• Question: Sticking with the sci-fi theme... is teleportation possible? Have scientists achieved it, if so at what scale?

    Asked by anon-251974 on 29 Apr 2020.
    • Photo: Lori-Ann Foley

      Lori-Ann Foley answered on 29 Apr 2020: last edited 29 Apr 2020 9:48 am


      The idea that teleportation is possible was first suggested in 1993, when it was thought that if something is teleported the original is destroyed and it is a copy that appears at the other end.

      In 1998, physicists at the California Institute of Technology, along with two European groups, teleported a photon, which is a particle of light – and the original did disappear once the copy appeared. In 2012, researchers at the University of Science and Technology of China teleported a photon 97 kilometers – a new record!

      But the way we understand the universe at a quantum level – so where things are the very smallest – says it is not possible to teleport things bigger than photons. And even then what we are teleporting is really information about the particle rather than an actual particle, which is why a copy comes out the other side.
      So at the moment we can teleport information but not people yet. And if we did, it would be copies that came out the other side, not the originals. But an interesting question – does the copy know it is a copy and does it matter! What do you think?

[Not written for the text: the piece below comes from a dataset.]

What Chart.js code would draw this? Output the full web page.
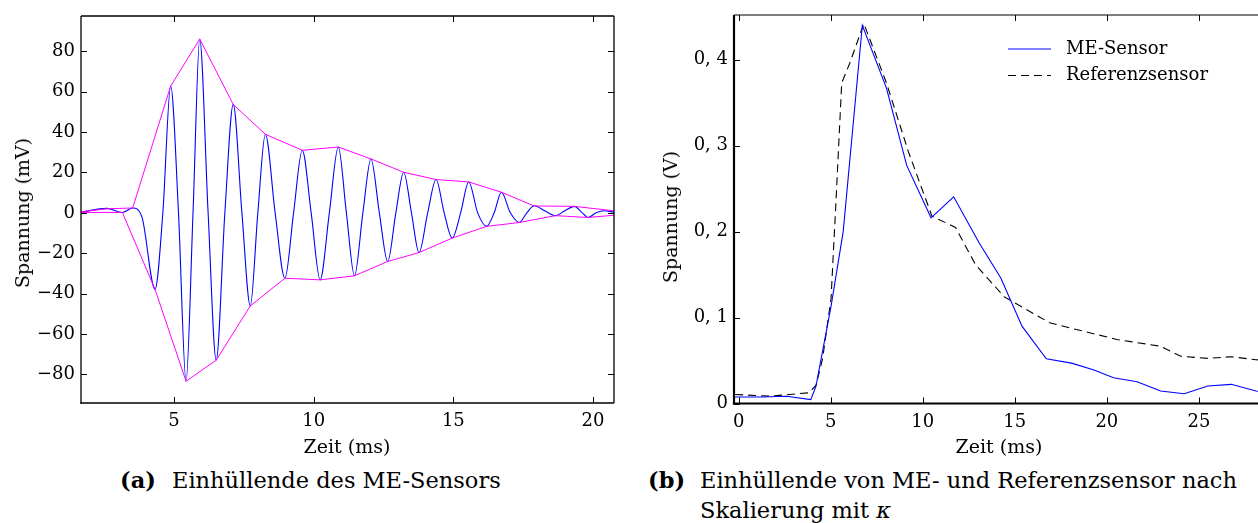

    • Photo: Susan Cartwright

      Susan Cartwright answered on 29 Apr 2020:


      I think Lori-Ann’s done a really good job of anwering this. The key point is that what defines a particular photon (or electron, or any other elementary particle) is a set of numbers that tell you its energy, its polarisation state, and so on. If you can modify another photon somewhere else so that it has those exact same numbers, then it is, by that definition, the same particle. Since the interaction that you have to have with the original photon in order to determine these defining numbers actually changes them (imagine trying to find the position of a small ball in a darkened room: the only way to find it is to collide with it, which will cause it to move – so now you know its original position, but it isn’t at that position anymore), you can argue that the original photon has been teleported to the new position.

      The problem with “Three to beam up, Scotty!” is that trying to do this with the approximately 60000000000000000000000000000 (6E28) particles that make up a human body is, well, something of a challenge. And you’d have to do it fast enough that the destruction that you caused from the moment that you started did not affect the states of the final particles that you copied – and likewise at the other end. And you have added to that the problem that Heisenberg’s uncertainty principle limits the precision with which you can measure certain pairs of properties. (Star Trek’s transporters were fitted with (hypothetical, of course) “Heisenberg compensators” to deal with this. When Larry Krauss was writing his book “The Physics of Star Trek” he asked one of the people from the show “How do those work, then?” The answer? “Very well, thank you.”)

      So, if you accept that two photons with identical quantum numbers are in fact the same photon, we can teleport photons. But macroscopic objects are a different story.